Mice plague causes shortages in bait and traps

As the mice plague continues, causing large amounts of damage in areas such as Gulargambone and Armatree, preventative measures are in short supply.

By Telden Nelson

Rohr’s Home Timber and Hardware in Gilgandra have had their first week with no traps and bait available as homeowners and businesses attempt to stem the four-legged tide. Manager Chris Riley said that demand has been high.

“What we’re seeing is a huge buy up of mouse bait and traps. There are plenty of mice running around in sheds and things like that,” said Mr Riley.

“Because of the increased demand there have been massive shortages of traps and mouse bait as well. earlier this month we had our first week of not being able to buy traps and poison at all.”

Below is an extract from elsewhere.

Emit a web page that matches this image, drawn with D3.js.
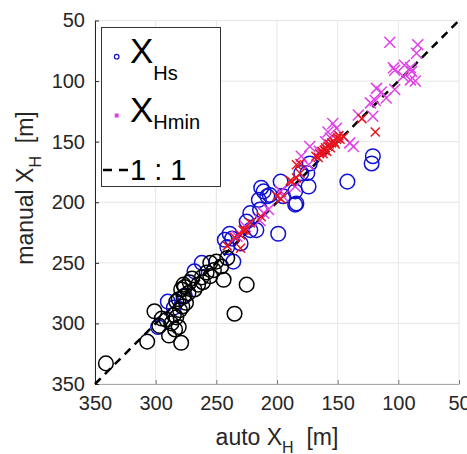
<!DOCTYPE html>
<html><head><meta charset="utf-8">
<script src="https://cdn.jsdelivr.net/npm/d3@7"></script>
<style>body{margin:0;background:#fff}svg{display:block}text{font-family:"Liberation Sans",Arial,sans-serif}</style>
</head><body><svg id="c" width="467" height="454"></svg>
<script>
// [auto X_H, manual X_H]
const xHsBlue = [[298,303],[290,282],[268,257],[241,237],[236,249],[237,230],[197,183],[199,226],[211,191],[206,194],[195,195],[185,202],[185,191],[215,198],[214,206],[222,209],[225,216],[222,223],[217,223],[239,226],[243,231],[230,234],[175,176],[121,162],[122,168],[142,183],[173,168],[180,176],[213,188],[208,195],[174,187],[184,201],[285,287],[276,277],[262,250]];
const xHsBlack = [[341,333],[307,315],[301,290],[295,296],[289,310],[279,316],[281,303],[291,297],[285,293],[276,270],[277,278],[283,282],[278,286],[273,275],[268,272],[265,268],[261,266],[255,261],[252,256],[246,253],[244,264],[255,250],[250,249],[225,268],[235,292],[241,246],[279,272],[281,280],[275,283],[280,289],[283,295],[287,300],[277,268],[272,266],[270,263],[262,262],[258,258],[284,305],[297,302]];
const xHminMagenta = [[107,68],[84,70],[85,77],[104,89],[95,87],[89,92],[90,99],[86,100],[96,96],[103,107],[118,106],[114,109],[119,116],[110,114],[123,118],[133,128],[121,129],[154,135],[137,154],[151,139],[173,154],[156,147],[174,169],[180,162],[185,187],[195,195],[211,209],[103,91],[90,89],[140,151],[158,142],[197,191],[207,206],[214,215],[160,150],[165,158],[233,228],[226,220]];
const xHminRed = [[130,131],[119,142],[145,146],[168,162],[165,160],[163,158],[161,157],[160,155],[158,154],[157,152],[155,151],[153,150],[151,148],[150,147],[148,148],[162,160],[159,158],[156,155],[166,163],[152,152],[149,145],[184,169],[181,176],[188,183],[197,197],[213,212],[222,217],[241,236],[235,229],[226,223],[230,238],[200,195],[189,182],[228,223],[230,227],[184,180],[181,168]];
const ticks = [350,300,250,200,150,100,50];
const domainX = [350,50], domainY = [50,350];

const svg = d3.select("#c");
const L=95, R=459, T=20.5, B=384;
const x = d3.scaleLinear().domain(domainX).range([L,R]);
const y = d3.scaleLinear().domain(domainY).range([T,B]);
const tc = "#262626";

// grid
const g = svg.append("g");
g.selectAll(".gx").data(ticks).join("line").attr("x1",d=>x(d)).attr("x2",d=>x(d)).attr("y1",T).attr("y2",B).attr("stroke","#e6e6e6").attr("stroke-width",1);
g.selectAll(".gy").data(ticks).join("line").attr("y1",d=>y(d)).attr("y2",d=>y(d)).attr("x1",L).attr("x2",R).attr("stroke","#e6e6e6").attr("stroke-width",1);

// axes
const ax = svg.append("g").attr("transform",`translate(0,${B})`).call(d3.axisBottom(x).tickValues(ticks).tickSizeInner(-4).tickSizeOuter(0).tickPadding(12));
const ay = svg.append("g").attr("transform",`translate(${L},0)`).call(d3.axisLeft(y).tickValues(ticks).tickSizeInner(-4).tickSizeOuter(0).tickPadding(10));
[ax,ay].forEach(a=>{a.select(".domain").attr("stroke",tc).attr("stroke-width",1);a.selectAll(".tick line").attr("stroke",tc);a.selectAll("text").attr("font-size",20).attr("fill",tc).attr("font-family","Liberation Sans, Arial, sans-serif");});
ax.select(".domain").attr("stroke","#a8a8a8");
ax.selectAll(".tick line").attr("stroke","#777");

// 1:1 line
svg.append("line").attr("x1",x(350)).attr("y1",y(350)).attr("x2",x(50)).attr("y2",y(50)).attr("stroke","#000").attr("stroke-width",2.5).attr("stroke-dasharray","8,6");

const blue="#1010d0", mag="#e040e6", red="#e8141e";
svg.append("g").selectAll("circle").data(xHsBlue).join("circle").attr("cx",d=>x(d[0])).attr("cy",d=>y(d[1])).attr("r",7.3).attr("fill","none").attr("stroke",blue).attr("stroke-width",1.5);
svg.append("g").selectAll("circle").data(xHsBlack).join("circle").attr("cx",d=>x(d[0])).attr("cy",d=>y(d[1])).attr("r",7.3).attr("fill","none").attr("stroke","#000").attr("stroke-width",1.5);
function cross(sel,data,s,col){
  sel.append("g").selectAll("path").data(data).join("path")
   .attr("d",d=>{const cx=x(d[0]),cy=y(d[1]);return `M${cx-s},${cy-s}L${cx+s},${cy+s}M${cx-s},${cy+s}L${cx+s},${cy-s}`;})
   .attr("stroke",col).attr("stroke-width",1.5).attr("fill","none");
}
cross(svg,xHminMagenta,5.5,mag);
cross(svg,xHminRed,4.5,red);

// axis labels
const xl = svg.append("text").attr("x",277).attr("y",445).attr("text-anchor","middle").attr("font-size",23).attr("fill",tc);
xl.append("tspan").text("auto X");
xl.append("tspan").attr("font-size",16).attr("dy",8).text("H");
xl.append("tspan").attr("dy",-8).text("\u00a0 [m]");
const yl = svg.append("text").attr("transform","translate(33,188) rotate(-90)").attr("text-anchor","middle").attr("font-size",23).attr("fill",tc);
yl.append("tspan").text("manual X");
yl.append("tspan").attr("font-size",16).attr("dy",8).text("H");
yl.append("tspan").attr("dy",-8).text("\u00a0 [m]");

// legend
const lg = svg.append("g");
lg.append("rect").attr("x",101.5).attr("y",27.5).attr("width",119).attr("height",159).attr("fill","#fff").attr("stroke","#333").attr("stroke-width",1);
lg.append("circle").attr("cx",116.7).attr("cy",56.7).attr("r",2.3).attr("fill","none").attr("stroke",blue).attr("stroke-width",1.2);
lg.append("rect").attr("x",114.7).attr("y",113.5).attr("width",4).attr("height",4).attr("fill",mag);
const t1 = lg.append("text").attr("x",130).attr("y",63.3).attr("font-size",35).attr("fill","#000");
t1.append("tspan").text("X");
t1.append("tspan").attr("font-size",20).attr("dy",16.5).text("Hs");
const t2 = lg.append("text").attr("x",130).attr("y",121.7).attr("font-size",35).attr("fill","#000");
t2.append("tspan").text("X");
t2.append("tspan").attr("font-size",20).attr("dy",7.6).text("Hmin");
lg.append("line").attr("x1",103).attr("x2",128).attr("y1",170).attr("y2",170).attr("stroke","#000").attr("stroke-width",2.5).attr("stroke-dasharray","9,7");
lg.append("text").attr("x",130).attr("y",179.5).attr("font-size",29).attr("fill","#000").text("1 : 1");
</script></body></html>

Mr Riley said signs of mouse damage to stock at the Gilgandra location were minimal, but the Gulargambone store was not so lucky.

“Damage in stock feed and pet food is all we’ve had here, and it’s been minor. In Gulargambone we had major issues, to the point that we had to take anything they ate and bring it back to Gilgandra. That was pallets of dog food, potting mixture, stock feed, toilet paper, everything.

“There’s only three ways to get rid of them, a flood, a cold snap or they start eating each other. A couple of farmers out at Gulargambone have said they’ve started eating each other.”

The Grains Research and Development Corporation (GRDC) have urged growers to take a hostile approach to controlling their mice populations. They have advised that limiting competition for bait by eliminating alternative food sources is the pivotal mouse management strategy available to growers who are dealing with a worsening mice situation. Lead mice researcher from the CSIRO, Steve Henry, stressed the importance of increasing the odds of mice encountering and consuming lethal doses of bait.

“If mice are hungry, they are more likely to eat a lethal dose. You get a much better result if the rate of bait encounter is increased by having less residual food in paddocks, and the likelihood of bait aversion through ingestion of a sub-lethal dose is reduced,” said Mr Henry.

Mr Henry said that if conditions are right and mice have sources of food, shelter and water, their population can increase dramatically. Mice start breeding as young as six-weeks-old and have litters of six to 10 pups, with a gestation period of 19 to 21 days. It is recommended that growers bait six weeks before sowing if mouse numbers are high.

“If you still have mice at sowing, put the bait out off the back of the seeder. You will get the primary bang for your buck baiting at sowing, especially if the bait goes on freshly disturbed soil after the last presswheel.”

Mr Henry said close monitoring after each bait application was critical, and it was important that growers actively and thoroughly monitored their paddocks for mice.

“Go for a walk through your stubbles and look for signs of activity. And be prepared to bait – talk to your bait suppliers early.”